Religion: Christianity
Denomination: Anabaptist
Founder: Henry Nicholas (Hendrik Niclaes)
Founded: 16th century
Ended: 17th century
Locations: Netherlands, England, Germany
Other Names: Family of Love, House of Love, Familia Caritatis

The Familists, also known as the Family of Love, were a religious community that emerged in the mid-16th century. Founded by Hendrik Niclaes in the 15th century, the Familists, or Family of Love, represented a unique blend of Christian mysticism and Anabaptist doctrines. Niclaes, originally a Roman Catholic merchant from Münster, claimed to have been chosen as a prophet, endowed with a special outpouring of the “spirit of the true love of Jesus Christ”​​, and formed a sect that was characterized by its mystical beliefs, allegorical interpretation of the Bible, and the idea of achieving spiritual perfection

The Familists emphasized a profound spiritual union, positing that the divine spirit of love within them elevated their community above the constraints of the Bible, creeds, liturgy, and law. Despite this conviction, they did not prescribe a specific form of worship, allowing many members to remain within the Roman Catholic communion. Instead, they were united by a hierarchical and communal organization that stressed the importance of love as the principal spiritual guide​​.

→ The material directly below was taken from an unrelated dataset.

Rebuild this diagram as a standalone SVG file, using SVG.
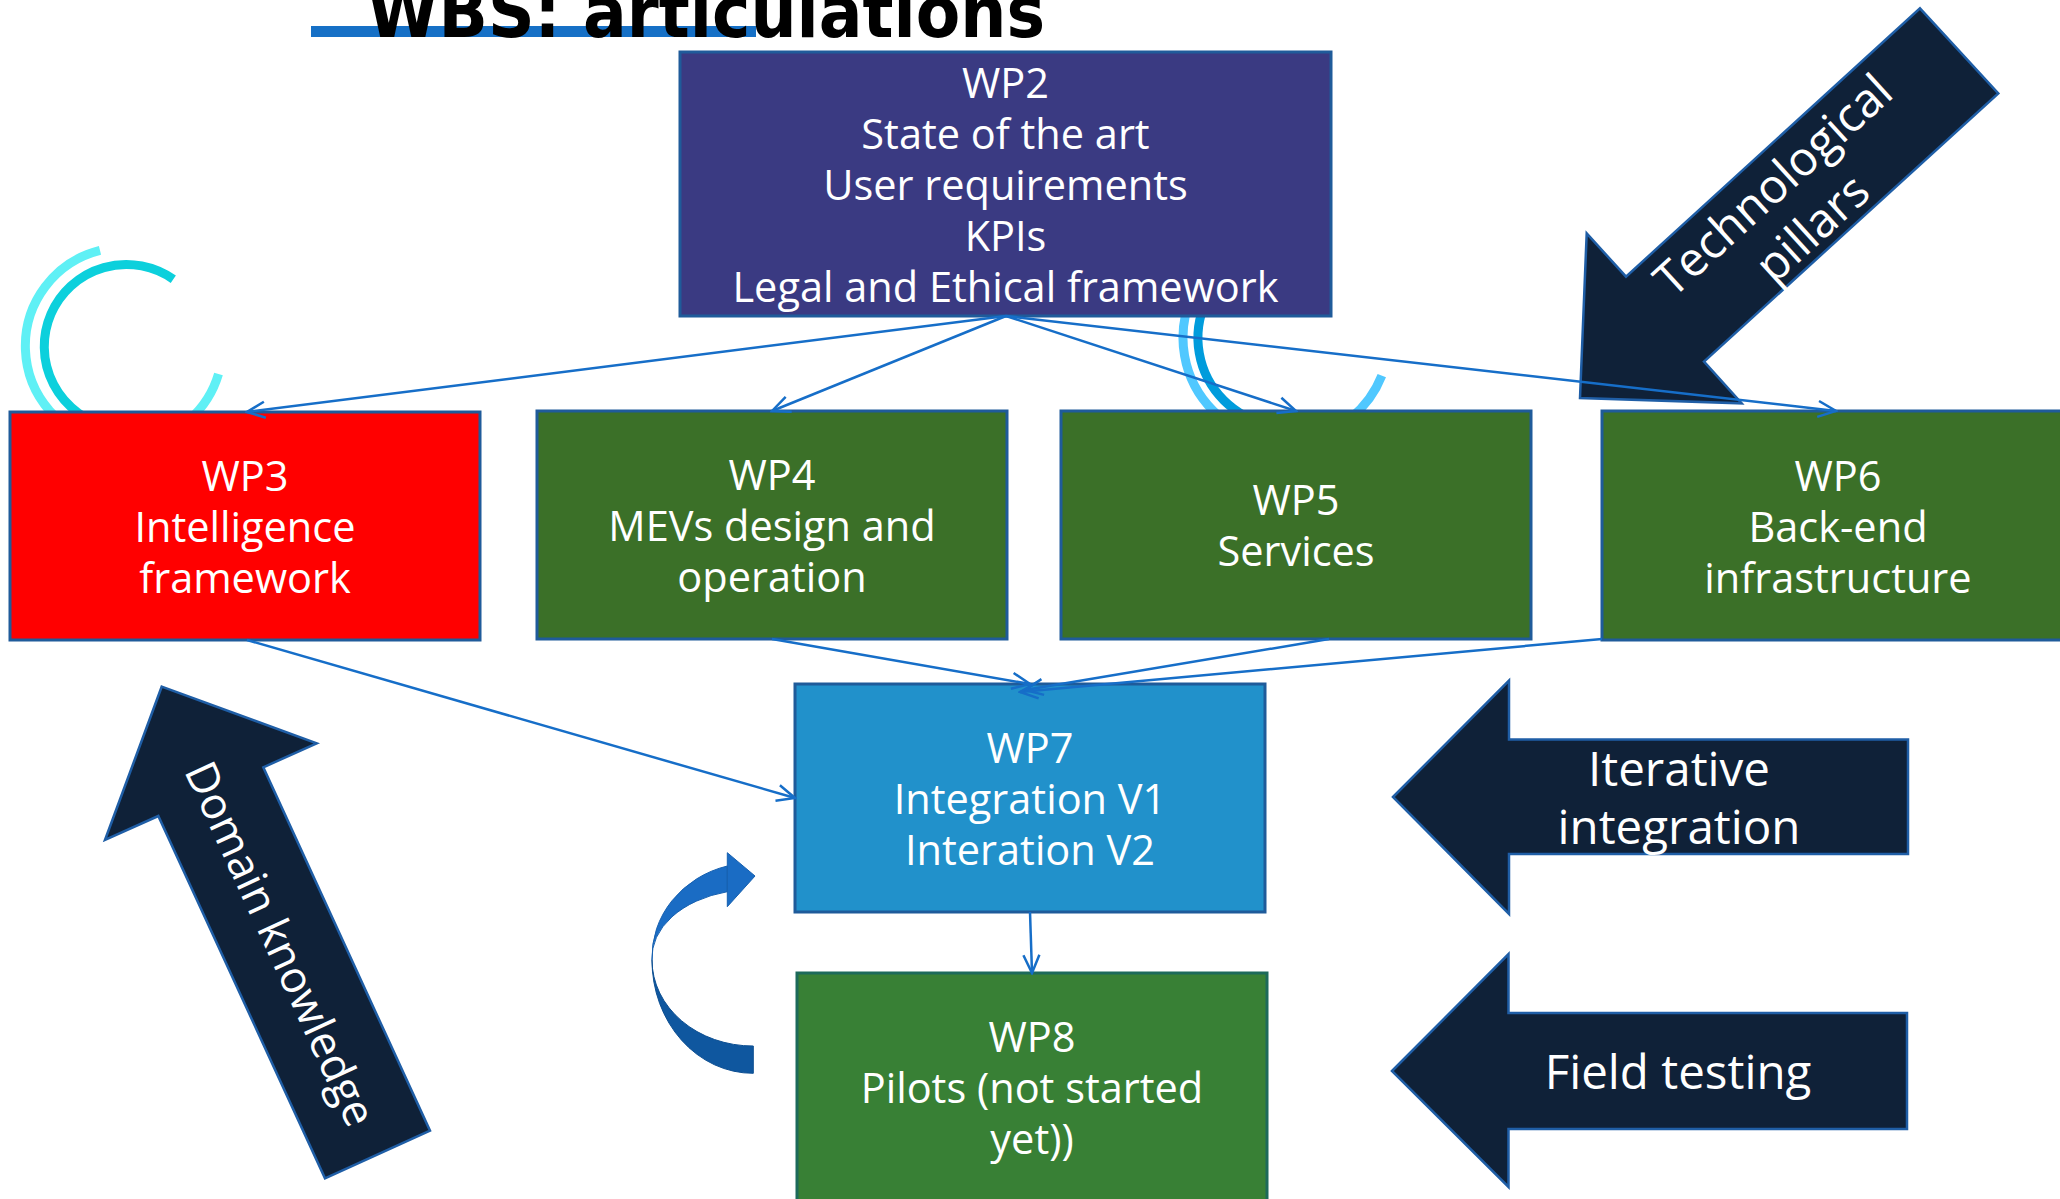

Their belief system challenged conventional doctrines, denying the direct rule of nature by God, rejecting the Trinity, and opposing infant baptism. Advocating for religious tolerance and nonviolence, the Familists reflected early Quaker beliefs, particularly in their stance against arms and oaths. This broad theological framework appealed to a diverse audience, from the well-educated elite to those disillusioned with existing religious structures, marking the Familists as a notable yet enigmatic presence in the religious landscape of the 16th and early 17th centuries​​.

Niclaes and his followers advocated for a universal fellowship of peace, the Family of Love, inviting individuals from all nations and religions to join. This inclusive call extended to Christians, Jews, Muslims (referred to as Mahomites), Turks, and even heathens, aiming to transcend doctrinal disputes in favor of a unified body of Christ​​. The Familists’ teachings attracted a wide range of followers, including prominent figures like the publisher Christophe Plantin, who clandestinely printed Niclaes’ works. Despite facing opposition and eventual proclamations against them by Elizabeth I and suspicions from James I, the Familists’ influence lingered, with remnants of their ideas possibly integrating into later movements such as the Quakers​​.

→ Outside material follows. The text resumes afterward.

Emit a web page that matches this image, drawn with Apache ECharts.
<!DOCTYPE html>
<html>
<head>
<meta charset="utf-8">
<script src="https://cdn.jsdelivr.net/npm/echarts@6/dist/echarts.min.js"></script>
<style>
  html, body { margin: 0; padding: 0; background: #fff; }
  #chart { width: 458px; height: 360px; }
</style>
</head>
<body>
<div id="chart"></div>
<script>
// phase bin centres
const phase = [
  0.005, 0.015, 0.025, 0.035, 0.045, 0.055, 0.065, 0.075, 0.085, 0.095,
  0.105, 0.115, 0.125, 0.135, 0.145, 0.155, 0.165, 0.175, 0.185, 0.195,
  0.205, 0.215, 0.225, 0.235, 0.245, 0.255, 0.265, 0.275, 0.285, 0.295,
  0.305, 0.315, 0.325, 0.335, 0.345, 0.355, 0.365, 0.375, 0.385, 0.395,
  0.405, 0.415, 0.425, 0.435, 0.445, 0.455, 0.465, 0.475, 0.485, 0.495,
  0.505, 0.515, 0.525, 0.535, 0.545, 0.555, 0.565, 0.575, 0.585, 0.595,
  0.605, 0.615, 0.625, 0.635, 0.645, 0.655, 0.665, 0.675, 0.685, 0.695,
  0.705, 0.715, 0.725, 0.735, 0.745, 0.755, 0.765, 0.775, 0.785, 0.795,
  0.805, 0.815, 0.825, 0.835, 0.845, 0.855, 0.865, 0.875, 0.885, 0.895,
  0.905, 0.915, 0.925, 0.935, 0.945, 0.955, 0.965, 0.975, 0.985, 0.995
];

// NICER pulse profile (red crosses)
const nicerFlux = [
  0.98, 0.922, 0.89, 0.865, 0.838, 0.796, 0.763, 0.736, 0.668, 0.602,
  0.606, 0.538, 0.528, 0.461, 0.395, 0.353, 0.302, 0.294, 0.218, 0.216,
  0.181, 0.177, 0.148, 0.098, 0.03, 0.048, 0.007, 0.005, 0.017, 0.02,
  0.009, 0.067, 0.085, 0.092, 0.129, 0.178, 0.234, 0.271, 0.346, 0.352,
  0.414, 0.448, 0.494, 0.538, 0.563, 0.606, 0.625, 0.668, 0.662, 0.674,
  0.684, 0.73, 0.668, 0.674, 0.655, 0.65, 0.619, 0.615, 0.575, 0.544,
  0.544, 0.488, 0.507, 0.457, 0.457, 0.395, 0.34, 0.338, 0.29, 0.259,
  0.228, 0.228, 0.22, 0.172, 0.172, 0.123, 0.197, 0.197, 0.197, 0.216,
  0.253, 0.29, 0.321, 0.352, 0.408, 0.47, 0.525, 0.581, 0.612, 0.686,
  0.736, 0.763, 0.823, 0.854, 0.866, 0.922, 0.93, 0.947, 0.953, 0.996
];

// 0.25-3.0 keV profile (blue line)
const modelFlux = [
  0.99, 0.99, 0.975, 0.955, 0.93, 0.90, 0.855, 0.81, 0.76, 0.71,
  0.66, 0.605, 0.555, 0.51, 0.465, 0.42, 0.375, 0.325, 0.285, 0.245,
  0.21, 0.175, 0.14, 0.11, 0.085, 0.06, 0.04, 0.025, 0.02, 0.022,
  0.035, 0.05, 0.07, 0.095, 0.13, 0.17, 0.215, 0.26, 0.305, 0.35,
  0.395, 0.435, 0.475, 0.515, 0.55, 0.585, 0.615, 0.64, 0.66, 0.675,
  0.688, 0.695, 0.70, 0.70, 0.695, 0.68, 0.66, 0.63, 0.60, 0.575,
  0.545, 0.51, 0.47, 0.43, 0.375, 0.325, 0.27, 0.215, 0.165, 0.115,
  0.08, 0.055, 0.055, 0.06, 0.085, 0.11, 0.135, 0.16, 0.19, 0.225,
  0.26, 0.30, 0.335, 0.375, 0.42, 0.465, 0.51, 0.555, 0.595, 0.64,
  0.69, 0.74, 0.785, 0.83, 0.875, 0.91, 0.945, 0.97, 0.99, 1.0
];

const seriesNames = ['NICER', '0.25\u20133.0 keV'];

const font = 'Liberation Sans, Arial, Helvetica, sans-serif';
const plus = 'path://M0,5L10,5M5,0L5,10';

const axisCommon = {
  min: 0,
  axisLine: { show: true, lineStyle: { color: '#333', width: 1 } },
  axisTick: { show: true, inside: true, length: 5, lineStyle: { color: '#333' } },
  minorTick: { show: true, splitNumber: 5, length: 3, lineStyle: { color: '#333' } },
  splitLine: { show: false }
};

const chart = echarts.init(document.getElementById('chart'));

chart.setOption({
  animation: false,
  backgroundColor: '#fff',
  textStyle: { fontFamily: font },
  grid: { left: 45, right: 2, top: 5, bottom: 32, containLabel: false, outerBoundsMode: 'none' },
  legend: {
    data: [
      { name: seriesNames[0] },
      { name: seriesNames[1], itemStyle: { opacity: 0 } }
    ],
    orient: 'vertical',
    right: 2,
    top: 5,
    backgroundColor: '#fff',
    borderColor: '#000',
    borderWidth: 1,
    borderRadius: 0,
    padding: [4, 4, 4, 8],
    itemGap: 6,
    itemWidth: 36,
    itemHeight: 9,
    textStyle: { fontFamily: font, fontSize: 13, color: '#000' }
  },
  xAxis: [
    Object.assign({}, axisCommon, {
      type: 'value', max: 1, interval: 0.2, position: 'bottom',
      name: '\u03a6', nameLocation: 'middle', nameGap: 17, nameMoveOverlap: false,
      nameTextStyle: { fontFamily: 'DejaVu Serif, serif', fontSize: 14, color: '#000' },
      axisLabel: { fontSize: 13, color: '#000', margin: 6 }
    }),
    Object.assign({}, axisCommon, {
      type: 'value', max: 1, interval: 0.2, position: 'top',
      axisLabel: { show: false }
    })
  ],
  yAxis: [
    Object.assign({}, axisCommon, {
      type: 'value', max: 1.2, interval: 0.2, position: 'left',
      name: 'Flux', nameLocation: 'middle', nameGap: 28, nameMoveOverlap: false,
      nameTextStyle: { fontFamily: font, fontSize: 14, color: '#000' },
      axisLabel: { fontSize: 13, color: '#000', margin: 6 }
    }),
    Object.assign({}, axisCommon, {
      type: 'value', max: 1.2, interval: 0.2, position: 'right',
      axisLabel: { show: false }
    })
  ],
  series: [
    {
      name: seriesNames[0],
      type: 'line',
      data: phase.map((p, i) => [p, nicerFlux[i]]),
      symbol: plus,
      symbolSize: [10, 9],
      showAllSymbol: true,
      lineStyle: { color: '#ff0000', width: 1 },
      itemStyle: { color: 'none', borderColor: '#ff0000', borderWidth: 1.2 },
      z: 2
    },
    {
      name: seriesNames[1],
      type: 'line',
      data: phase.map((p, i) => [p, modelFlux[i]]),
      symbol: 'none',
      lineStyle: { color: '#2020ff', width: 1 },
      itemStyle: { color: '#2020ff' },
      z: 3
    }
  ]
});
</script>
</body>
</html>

The Familists were characterized by their quietist attitude towards external religious practices, prioritizing internal spiritual experience over outward expressions of faith. This stance helped them avoid persecution for heresy, as they typically engaged only with sympathizers and showed respect for authority. Such discretion, however, limited their doctrinal spread. Notable members, including cartographer Abraham Ortelius and publisher Christopher Plantin, navigated the complexities of public and private allegiance, contributing to the Familists’ legacy as a spiritual refuge amidst religious strife. The sect’s emphasis on love and unity, coupled with their critique of established religious practices, positioned them as a significant, if quiet, voice in the world of Reformation-era religious dissent​​.

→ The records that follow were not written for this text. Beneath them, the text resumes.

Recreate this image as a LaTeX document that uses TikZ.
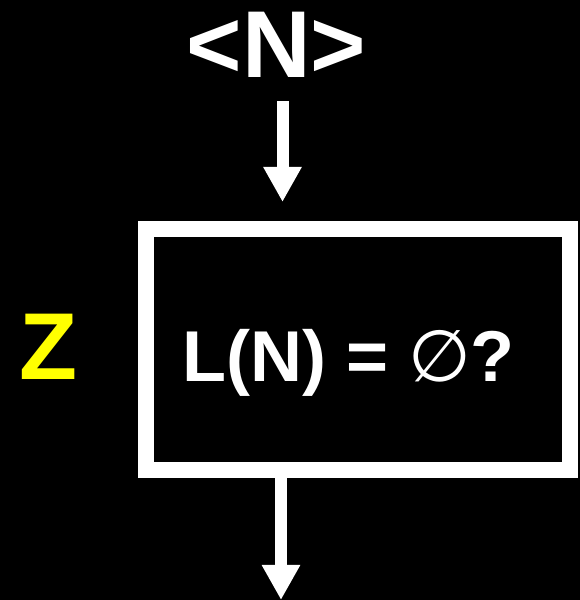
\documentclass[tikz,border=0pt]{standalone}
\usepackage{fontspec}
\setmainfont{Liberation Sans}
\newfontfamily\symfont{DejaVu Sans}
\usetikzlibrary{arrows.meta, positioning}
\definecolor{zyel}{RGB}{255,255,0}

\begin{document}
\begin{tikzpicture}[x=1pt, y=1pt,
    word/.style={text=white, font=\bfseries\fontsize{95}{95}\selectfont, inner sep=0pt},
    cond/.style={draw=white, line width=16pt, minimum width=424.5pt,
      minimum height=241pt, inner sep=0pt},
    test/.style={text=white, font=\bfseries\fontsize{72}{72}\selectfont, inner sep=0pt},
    tag/.style={text=zyel, font=\bfseries\fontsize{95}{95}\selectfont, inner sep=0pt},
    arr/.style={-{Triangle[width=36pt, length=35pt]}, line width=12pt, white}]
  \fill[black] (0,0) rectangle (580,600);
  \useasboundingbox (0,0) rectangle (580,600);
  \node[word, anchor=base] (in) at (276.5,522) {<N>};
  \node[cond] (box) at (357.75,250.5) {};
  \node[test, anchor=base] (q) at (348.5,218) {L(N) = {\symfont\mdseries ∅}?};
  \node[tag, anchor=base] (z) at (48.5,220) {Z};
  \coordinate (top) at (282.5,0);
  \coordinate (out) at (281,0);
  \draw[arr, shorten <=23pt, shorten >=19pt] (in.south -| top) -- (box.north -| top);
  \draw[arr] (box.south -| out) -- (out);
\end{tikzpicture}
\end{document}
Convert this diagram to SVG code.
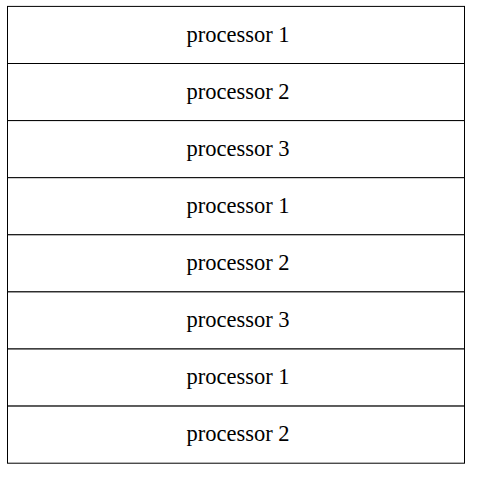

The Familists were deemed heretical by both Protestant and Catholic authorities. Their mystical beliefs, rejection of traditional church structures, and claims of achieving spiritual perfection were viewed with suspicion and hostility. In England, anti-Familist literature was widespread, and members were subject to prosecution under laws against heresy. By the end of the 17th century, the Familist movement had largely declined. Their ideas, however, influenced later religious movements and thinkers, contributing to the broader landscape of Christian mysticism and spiritualism.